Anne Sheehan, director of corporate governance at CalSTRS, acknowledged in a Harvard Law School blog in late February ‘the challenges companies face when selecting a peer group and that peer groups are entwined with performance measurement and compensation.’

But she charges that in some cases companies’ justification for selecting a particular peer group ‘is unacceptable because the number of companies in the group is too large, the sheer size of the companies is mismatched, or the peers are in an unrelated industry.’

Change in policy

ISS plans to evaluate CEO pay and relative performance against a peer group of its own choosing. This is a new policy for ISS, which says it will select peer groups of 14-24 companies on the basis of size (market cap, revenues, assets) and industry (the relevant Global Industry Classification Standard group).
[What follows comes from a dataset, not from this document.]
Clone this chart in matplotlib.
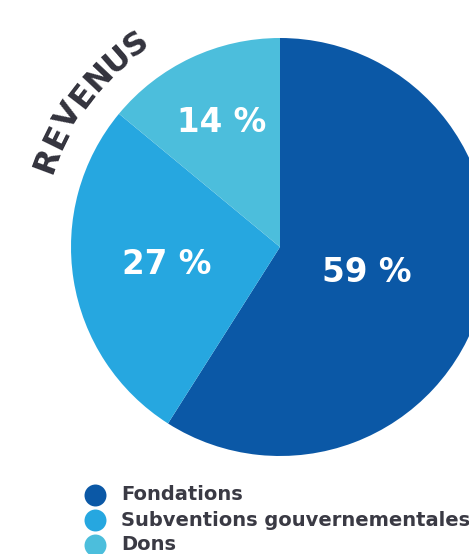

It will also test the connection between pay and performance over the past five years, in another change from its past approach.

So companies have their work cut out for 2012. They will need a strong, clear narrative in their proxies on the question of pay for performance; and those in any doubt about the likelihood of getting a positive vote through should be engaging in active dialogue with shareholders sooner rather than later.

They might also think to include an executive summary at the beginning of the proxy statement, which proved popular with both shareholders and the SEC last year.

This year will at least be easier than 2013, when the SEC will have finally issued its disclosure rules on pay for performance.

In the meantime, in 2012, and for many years to come, the challenge for companies will be to bring their IR professionals and legal teams together to help senior managements and boards, wherever possible, to engage in constructive dialogue with shareholders – and just maybe find solutions in the common interests of both.